House prices up 2.2% during the year to Q2 2022
The signs of a continuing housing market slowdown in Germany are becoming more evident, as higher mortgage interest rates and rising inflationary pressures have compounded affordability constraints. The average price of apartments rose by 2.2% (inflation-adjusted) during the year to Q2 2022, a sharp slowdown from the previous year’s 11.68% growth. It was the lowest annual growth in four years. On a quarterly basis, real house prices actually declined 1.2% in Q2 2022.
Germany’s housing market has been growing continuously in the past eight years, with house prices up by more than 70% from Q1 2014. Years of very low interest rates have made it easy for households to move to larger, more expensive homes and for first-time buyers to get into the property ladder.
Demand falling, residential construction weakening
Demand is now falling, amidst rising interest rates, coupled with decreasing purchasing power caused by soaring inflation. In fact, according to online real estate portal Immoscout24, demand plunged by a huge 36% in Q2 2022 from a year earlier.
Residential construction activity is also slowing. In the first half of 2022, dwelling permits fell by 2.1% y-o-y to 185,772 units, following annual growth of 3.4% in 2021 and 2.2% in 2020, according to the Federal Statistical Office (Destatis).

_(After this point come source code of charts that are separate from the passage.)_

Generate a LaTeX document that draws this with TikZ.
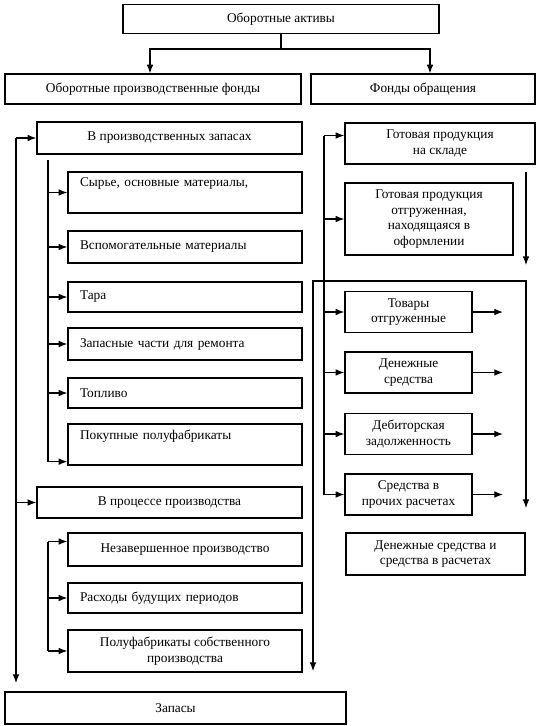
\documentclass[tikz,border=0pt]{standalone}
\usepackage{fontspec}
\setmainfont{Liberation Serif}
\usetikzlibrary{arrows.meta,positioning}
\tikzset{
  basic/.style  = {draw, rectangle, line width=1pt, inner sep=0pt, align=center,
                   font=\fontsize{10pt}{11.6pt}\selectfont},
  fund/.style   = {basic, minimum height=22.5pt},
  group/.style  = {basic, minimum width=198.75pt, minimum height=24pt},
  item/.style   = {basic, align=left, text width=157.5pt, inner xsep=9pt,
                   minimum height=23pt},
  itemc/.style  = {basic, minimum width=175.5pt, minimum height=24pt},
  asset/.style  = {basic, minimum width=95.25pt, minimum height=30.75pt},
  link/.style   = {line width=0.85pt}
}

\begin{document}
\begin{tikzpicture}[x=0.75pt, y=-0.75pt, >={Latex[length=6.5pt,width=5pt]}]
	  \useasboundingbox (0,0) rectangle (539,726);

	  % top of the scheme
	  \node[fund, minimum width=237pt, minimum height=21.75pt] (top) at (281,19) {Оборотные активы};
	  \node[fund, minimum width=222pt] (prod) at (153,89) {Оборотные производственные фонды};
	  \node[fund, minimum width=168pt] (circ) at (423,89) {Фонды обращения};

	  % left branch, production funds
	  \node[group] (stock) at (169.5,138) {В производственных запасах};
	  \node[item, minimum height=30.75pt] (s1) at (185,192.5) {Сырье, основные материалы,\\\strut};
	  \node[item, minimum height=24pt] (s2) at (185,247) {Вспомогательные материалы};
	  \node[item, minimum height=22.5pt] (s3) at (185,297) {Тара};
	  \node[item, minimum height=24pt] (s4) at (185,344) {Запасные части для ремонта};
	  \node[item, minimum height=22.5pt] (s5) at (185,393) {Топливо};
	  \node[item, minimum height=30.75pt] (s6) at (185,444.5) {Покупные полуфабрикаты\\\strut};

	  \node[group, minimum height=23.25pt] (proc) at (169.5,502.5) {В процессе производства};
	  \node[itemc, minimum height=24.75pt] (p1) at (185,549.5) {Незавершенное производство};
	  \node[item, minimum height=22.5pt] (p2) at (185,598) {Расходы будущих периодов};
	  \node[itemc, minimum height=31.5pt] (p3) at (185,651) {Полуфабрикаты собственного\\ производства};

	  \node[basic, minimum width=255.75pt, minimum height=24pt] (stocks) at (175.5,708) {Запасы};

	  % right branch, circulation funds
	  \node[basic, minimum width=142.5pt, minimum height=30.75pt] (r1) at (440,143.5)
	  {Готовая продукция\\ на складе};
	  \node[basic, minimum width=126pt, minimum height=54pt] (r2) at (429,219)
	  {Готовая продукция\\ отгруженная,\\ находящаяся в\\ оформлении};
	  \node[asset] (t1) at (408.5,312) {Товары\\ отгруженные};
	  \node[asset] (t2) at (408.5,372.5) {Денежные\\ средства};
	  \node[asset] (t3) at (408.5,434) {Дебиторская\\ задолженность};
	  \node[asset] (t4) at (408.5,494.5) {Средства в\\ прочих расчетах};
	  \node[basic, minimum width=134.25pt, minimum height=31.5pt] (t5) at (435.5,554)
	  {Денежные средства и\\ средства в расчетах};

	  % split from the top box
	  \coordinate (split) at (281,49);
	  \draw[link] (top.south) -- (split);
	  \draw[link,->] (split) -| ([xshift=-2.25pt]prod.north);
	  \draw[link,->] (split) -| ([xshift=5.25pt]circ.north);

	  % outer line on the left
	  \coordinate (lbus) at (16,138);
	  \coordinate (lbus end) at (16,683);
	  \draw[link,->] (lbus) -- (stock.west);
	  \draw[link,->] (lbus) -- (lbus end);
	  \draw[link,->] (lbus |- proc.west) -- (proc.west);

	  % inner lines on the left
	  \coordinate (ibus) at (48,160);
	  \coordinate (s6in) at ([yshift=3pt]s6.south west);
	  \draw[link] (ibus) -- (ibus |- s6in);
	  \draw[link,->] (ibus |- s6in) -- (s6in);
	  \foreach \n in {s1,s2,s3,s4,s5}
		\draw[link,->] (ibus |- \n.west) -- (\n.west);

	  \coordinate (p1in) at ([yshift=6pt]p1.west);
	  \draw[link,->] (ibus |- p1in) -- (p1in);
	  \draw[link] (ibus |- p1in) -- (ibus |- p3.west);
	  \foreach \n in {p2,p3}
		\draw[link,->] (ibus |- \n.west) -- (\n.west);

	  % line on the right
	  \coordinate (rbus) at (324,135);
	  \coordinate (r1in) at ([yshift=6pt]r1.west);
	  \draw[link,->] (rbus |- r1in) -- (r1in);
	  \draw[link] (rbus |- r1in) -- (rbus |- t4.west);
	  \foreach \n in {r2,t1,t2,t3,t4}
		\draw[link,->] (rbus |- \n.west) -- (\n.west);

	  \coordinate (outx) at (503,0);
	  \foreach \n in {t1,t2,t3,t4}
		\draw[link,->] (\n.east) -- (\n.east -| outx);

	  % frame round the assets
	  \coordinate (rdrop) at (526,172);
	  \coordinate (rdrop end) at (526,265);
	  \draw[link,->] (rdrop) -- (rdrop end);
	  \coordinate (fl) at (313,671);
	  \coordinate (fc) at (526,281);
	  \coordinate (fr) at (526,508);
	  \draw[link,<->] (fl) |- (fc) -- (fr);

\end{tikzpicture}
\end{document}
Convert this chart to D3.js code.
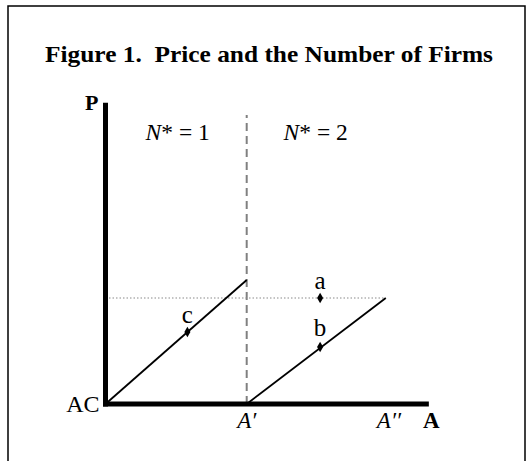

Rents, rental yields: moderate yields at 2.9% to 3.7%
Berlin apartment costs are around €4,991per sq. m.
Germany: city centre apartment, buying price, monthly rent (120 sq. m.)
|Buying price||Rate per month||Yield|
|Berlin||€ 598,920||€ 1,493||2.99%|
|Frankfurt||€ 544,680||€ 1,678||3.70%|
|Munich||€ 942,360||€ 2,243||2.86%|
Recent news: Germany’s economy grew by 1.4% in Q2 2022 from a year earlier, a slowdown from the 3.6% expansion in Q1, according to Destatis. On a quarterly basis, Europe’s biggest economy stalled in Q2 2022, mainly due to declining trade caused by the difficult global economic conditions caused by the continuing Covid-19 crisis, supply chain disruptions, as well as the war in Ukraine.
As a result, Deutsche Bundesbank, Germany’s central bank, has recently slashed its growth forecast for 2022 to 1.9%, from its previous projection of 4.2%. In fact, the European Commission takes a more pessimistic stand, projecting the German economy to pose a meager growth of 1.4% this year, following a 2.9% growth in 2021.